By engaging early, we can help give an understanding of real world applications, showcase diverse career paths and provide pathways into the industry.
During my career, I have been fortunate to have received support and guidance from a variety of mentors. They encouraged me, challenged me and nudged me in the right direction. We all need that.
Providing the same kind of support to the next generation of talent is something I feel really passionate about, and that Neptune has fully endorsed.
That’s why I’m proud the company has thrown its weight behind the Young Person’s Guarantee, joining employers across Scotland to help create those all-important opportunities for young people.
It’s a simple yet really effective approach.
The guarantee is a joint commitment between Developing the Young Workforce and a variety of employers including Neptune. We provide opportunities for 16-24 year olds in Scotland including jobs, apprenticeships, further and higher education support, access to training programmes and volunteering opportunities.

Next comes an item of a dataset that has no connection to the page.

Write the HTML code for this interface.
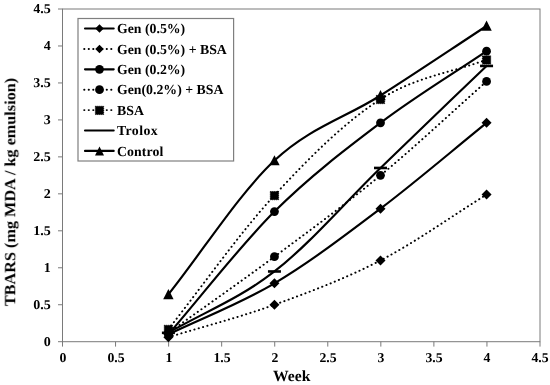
<!DOCTYPE html><html><head><meta charset="utf-8"><style>
html,body{margin:0;padding:0;background:#fff}
#c{position:relative;width:550px;height:385px;background:#fff;overflow:hidden;font-family:"Liberation Serif",serif;font-weight:bold;color:#000}
.t{position:absolute;white-space:nowrap;line-height:1;will-change:transform;text-rendering:geometricPrecision}
.yl{font-size:13.5px;right:498.9px;text-align:right;transform:scaleX(1.04);transform-origin:100% 50%}
.xl{font-size:13.5px;width:40px;text-align:center;top:351.2px;transform:scaleX(1.02);transform-origin:50% 50%}
.lg{font-size:13.8px;left:117.3px}
</style></head><body><div id="c">
<svg width="550" height="385" viewBox="0 0 550 385" style="position:absolute;left:0;top:0">
<rect x="62.5" y="9.0" width="477.5" height="332.7" fill="#fff" stroke="#7a7a7a" stroke-width="1"/>
<line x1="58" x2="62.5" y1="341.70" y2="341.70" stroke="#7a7a7a" stroke-width="1"/>
<line x1="62.50" x2="62.50" y1="341.7" y2="346.6" stroke="#7a7a7a" stroke-width="1"/>
<line x1="58" x2="62.5" y1="304.74" y2="304.74" stroke="#7a7a7a" stroke-width="1"/>
<line x1="115.56" x2="115.56" y1="341.7" y2="346.6" stroke="#7a7a7a" stroke-width="1"/>
<line x1="58" x2="62.5" y1="267.77" y2="267.77" stroke="#7a7a7a" stroke-width="1"/>
<line x1="168.61" x2="168.61" y1="341.7" y2="346.6" stroke="#7a7a7a" stroke-width="1"/>
<line x1="58" x2="62.5" y1="230.80" y2="230.80" stroke="#7a7a7a" stroke-width="1"/>
<line x1="221.67" x2="221.67" y1="341.7" y2="346.6" stroke="#7a7a7a" stroke-width="1"/>
<line x1="58" x2="62.5" y1="193.84" y2="193.84" stroke="#7a7a7a" stroke-width="1"/>
<line x1="274.72" x2="274.72" y1="341.7" y2="346.6" stroke="#7a7a7a" stroke-width="1"/>
<line x1="58" x2="62.5" y1="156.87" y2="156.87" stroke="#7a7a7a" stroke-width="1"/>
<line x1="327.78" x2="327.78" y1="341.7" y2="346.6" stroke="#7a7a7a" stroke-width="1"/>
<line x1="58" x2="62.5" y1="119.91" y2="119.91" stroke="#7a7a7a" stroke-width="1"/>
<line x1="380.83" x2="380.83" y1="341.7" y2="346.6" stroke="#7a7a7a" stroke-width="1"/>
<line x1="58" x2="62.5" y1="82.94" y2="82.94" stroke="#7a7a7a" stroke-width="1"/>
<line x1="433.89" x2="433.89" y1="341.7" y2="346.6" stroke="#7a7a7a" stroke-width="1"/>
<line x1="58" x2="62.5" y1="45.98" y2="45.98" stroke="#7a7a7a" stroke-width="1"/>
<line x1="486.94" x2="486.94" y1="341.7" y2="346.6" stroke="#7a7a7a" stroke-width="1"/>
<line x1="58" x2="62.5" y1="9.01" y2="9.01" stroke="#7a7a7a" stroke-width="1"/>
<line x1="540.00" x2="540.00" y1="341.7" y2="346.6" stroke="#7a7a7a" stroke-width="1"/>
<path d="M168.40,334.31 C203.75,317.30 239.10,304.24 274.45,283.30 C309.80,262.35 345.15,235.36 380.50,208.63 C415.85,181.89 451.20,151.45 486.55,122.87" fill="none" stroke="#000" stroke-width="2.15" />
<path d="M168.40,329.31 L173.40,334.31 L168.40,339.31 L163.40,334.31Z" fill="#000"/>
<path d="M274.45,278.30 L279.45,283.30 L274.45,288.30 L269.45,283.30Z" fill="#000"/>
<path d="M380.50,203.63 L385.50,208.63 L380.50,213.63 L375.50,208.63Z" fill="#000"/>
<path d="M486.55,117.87 L491.55,122.87 L486.55,127.87 L481.55,122.87Z" fill="#000"/>
<path d="M168.40,337.26 C203.75,326.42 239.10,317.55 274.45,304.74 C309.80,291.92 345.15,278.74 380.50,260.38 C415.85,242.02 451.20,216.51 486.55,194.58" fill="none" stroke="#000" stroke-width="1.95" stroke-dasharray="0.2 4.3" stroke-linecap="round"/>
<path d="M168.40,332.26 L173.40,337.26 L168.40,342.26 L163.40,337.26Z" fill="#000"/>
<path d="M274.45,299.74 L279.45,304.74 L274.45,309.74 L269.45,304.74Z" fill="#000"/>
<path d="M380.50,255.38 L385.50,260.38 L380.50,265.38 L375.50,260.38Z" fill="#000"/>
<path d="M486.55,189.58 L491.55,194.58 L486.55,199.58 L481.55,194.58Z" fill="#000"/>
<path d="M168.40,334.31 C203.75,293.40 239.10,246.82 274.45,211.58 C309.80,176.34 345.15,149.61 380.50,122.87 C415.85,96.13 451.20,75.06 486.55,51.16" fill="none" stroke="#000" stroke-width="2.15" />
<circle cx="168.40" cy="334.31" r="4.4" fill="#000"/>
<circle cx="274.45" cy="211.58" r="4.4" fill="#000"/>
<circle cx="380.50" cy="122.87" r="4.4" fill="#000"/>
<circle cx="486.55" cy="51.16" r="4.4" fill="#000"/>
<path d="M168.40,332.83 C203.75,307.45 239.10,282.93 274.45,256.68 C309.80,230.44 345.15,204.56 380.50,175.36 C415.85,146.16 451.20,112.76 486.55,81.47" fill="none" stroke="#000" stroke-width="1.95" stroke-dasharray="0.2 4.3" stroke-linecap="round"/>
<circle cx="168.40" cy="332.83" r="4.4" fill="#000"/>
<circle cx="274.45" cy="256.68" r="4.4" fill="#000"/>
<circle cx="380.50" cy="175.36" r="4.4" fill="#000"/>
<circle cx="486.55" cy="81.47" r="4.4" fill="#000"/>
<path d="M168.40,329.13 C203.75,284.53 239.10,233.64 274.45,195.32 C309.80,157.00 345.15,121.82 380.50,99.21 C415.85,76.60 451.20,72.84 486.55,59.66" fill="none" stroke="#000" stroke-width="1.95" stroke-dasharray="0.2 4.3" stroke-linecap="round"/>
<rect x="164.25" y="325.28" width="8.3" height="8.3" fill="#000" stroke="#000" stroke-width="0.9" stroke-dasharray="1 1"/>
<rect x="270.30" y="191.47" width="8.3" height="8.3" fill="#000" stroke="#000" stroke-width="0.9" stroke-dasharray="1 1"/>
<rect x="376.35" y="95.36" width="8.3" height="8.3" fill="#000" stroke="#000" stroke-width="0.9" stroke-dasharray="1 1"/>
<rect x="482.40" y="55.81" width="8.3" height="8.3" fill="#000" stroke="#000" stroke-width="0.9" stroke-dasharray="1 1"/>
<path d="M168.40,332.83 C203.75,312.37 239.10,298.94 274.45,271.47 C309.80,243.99 345.15,202.22 380.50,167.96 C415.85,133.71 451.20,99.95 486.55,65.94" fill="none" stroke="#000" stroke-width="2.15" />
<rect x="161.90" y="331.53" width="13" height="2.6" fill="#000"/>
<rect x="267.95" y="270.17" width="13" height="2.6" fill="#000"/>
<rect x="374.00" y="166.66" width="13" height="2.6" fill="#000"/>
<rect x="480.05" y="64.64" width="13" height="2.6" fill="#000"/>
<path d="M168.40,294.38 C203.75,249.78 239.10,193.72 274.45,160.57 C309.80,127.43 345.15,117.94 380.50,95.51 C415.85,73.09 451.20,49.18 486.55,26.02" fill="none" stroke="#000" stroke-width="2.15" />
<path d="M168.40,288.98 L173.60,299.18 L163.20,299.18Z" fill="#000"/>
<path d="M274.45,155.17 L279.65,165.37 L269.25,165.37Z" fill="#000"/>
<path d="M380.50,90.11 L385.70,100.31 L375.30,100.31Z" fill="#000"/>
<path d="M486.55,20.62 L491.75,30.82 L481.35,30.82Z" fill="#000"/>
<rect x="78" y="18.5" width="155.6" height="142.5" fill="#fff" stroke="#7f7f7f" stroke-width="1.2"/>
<line x1="85" x2="113.7" y1="28.5" y2="28.5" stroke-linecap="round" stroke="#000" stroke-width="2.15" />
<path d="M99.50,24.25 L103.75,28.50 L99.50,32.75 L95.25,28.50Z" fill="#000"/>
<line x1="84.2" x2="114.7" y1="48.9" y2="48.9" stroke-linecap="round" stroke="#000" stroke-width="1.95" stroke-dasharray="0.2 4.3" stroke-linecap="round"/>
<path d="M99.50,44.65 L103.75,48.90 L99.50,53.15 L95.25,48.90Z" fill="#000"/>
<line x1="85" x2="113.7" y1="69.3" y2="69.3" stroke-linecap="round" stroke="#000" stroke-width="2.15" />
<circle cx="99.50" cy="69.30" r="4.4" fill="#000"/>
<line x1="84.2" x2="114.7" y1="89.69999999999999" y2="89.69999999999999" stroke-linecap="round" stroke="#000" stroke-width="1.95" stroke-dasharray="0.2 4.3" stroke-linecap="round"/>
<circle cx="99.50" cy="89.70" r="4.4" fill="#000"/>
<line x1="84.2" x2="114.7" y1="110.1" y2="110.1" stroke-linecap="round" stroke="#000" stroke-width="1.95" stroke-dasharray="0.2 4.3" stroke-linecap="round"/>
<rect x="95.35" y="106.25" width="8.3" height="8.3" fill="#000" stroke="#000" stroke-width="0.9" stroke-dasharray="1 1"/>
<line x1="85" x2="113.7" y1="130.5" y2="130.5" stroke-linecap="round" stroke="#000" stroke-width="2.15" />
<line x1="85" x2="113.7" y1="150.89999999999998" y2="150.89999999999998" stroke-linecap="round" stroke="#000" stroke-width="2.15" />
<path d="M99.50,146.60 L104.00,155.50 L95.00,155.50Z" fill="#000"/>
</svg>
<div class="t yl" style="top:335.1px">0</div>
<div class="t xl" style="left:42.5px">0</div>
<div class="t yl" style="top:298.1px">0.5</div>
<div class="t xl" style="left:95.6px">0.5</div>
<div class="t yl" style="top:261.2px">1</div>
<div class="t xl" style="left:148.6px">1</div>
<div class="t yl" style="top:224.2px">1.5</div>
<div class="t xl" style="left:201.7px">1.5</div>
<div class="t yl" style="top:187.2px">2</div>
<div class="t xl" style="left:254.7px">2</div>
<div class="t yl" style="top:150.3px">2.5</div>
<div class="t xl" style="left:307.8px">2.5</div>
<div class="t yl" style="top:113.3px">3</div>
<div class="t xl" style="left:360.8px">3</div>
<div class="t yl" style="top:76.3px">3.5</div>
<div class="t xl" style="left:413.9px">3.5</div>
<div class="t yl" style="top:39.4px">4</div>
<div class="t xl" style="left:466.9px">4</div>
<div class="t yl" style="top:2.4px">4.5</div>
<div class="t xl" style="left:520.0px">4.5</div>
<div class="t lg" style="top:22.1px">Gen (0.5%)</div>
<div class="t lg" style="top:42.5px">Gen (0.5%) + BSA</div>
<div class="t lg" style="top:62.9px">Gen (0.2%)</div>
<div class="t lg" style="top:83.3px">Gen(0.2%) + BSA</div>
<div class="t lg" style="top:103.7px">BSA</div>
<div class="t lg" style="letter-spacing:0.4px;top:124.1px">Trolox</div>
<div class="t lg" style="letter-spacing:0.08px;top:144.5px">Control</div>
<div class="t" style="font-size:15.5px;left:272.8px;top:368.9px;transform:scaleX(1.01);transform-origin:0 50%">Week</div>
<div class="t" id="ylab" style="font-size:15.5px;left:10.5px;top:192.3px;transform:translate(-50%,-50%) rotate(-90deg) scaleX(1.045);">TBARS (mg MDA / kg emulsion)</div>
</div></body></html>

Arguably, the most obvious way to support young people is through job creation, graduate programmes or work placements, but supporting young people takes many forms. Engaging with local schools to help pupils understand the potential opportunities that are available to them through a career in energy is just as important and really rewarding.
We have worked closely with DYW for several years now, from hosting skills workshops and running mock interviews, to giving presentations in schools to supplement the curriculum. It’s all about helping prepare students for the world of work, opening their eyes to diverse career paths they may not have known about or considered, and understanding their choices and routes into the industry.
We also work with the SSERC – the not-for-profit organisation supporting the science, technology, engineering and mathematics (STEM) areas of the national curriculum. Through their Education Industry Partnership, we have STEM ambassadors mentoring local school pupils and discussing their ideas on how companies can support the UK’s net zero targets.
One of the activities we were involved in was a project where the pupils designed their own renewable energy power station, researched where and what to build, considered local funding and logistics of the project, and how it could contribute to climate change targets. It was as much an eye-opener for our own teams as it was for the pupils, and truly humbling to hear all of their amazing ideas.
If these young innovators are inspired to pursue a career in energy, then the future is looking ever brighter.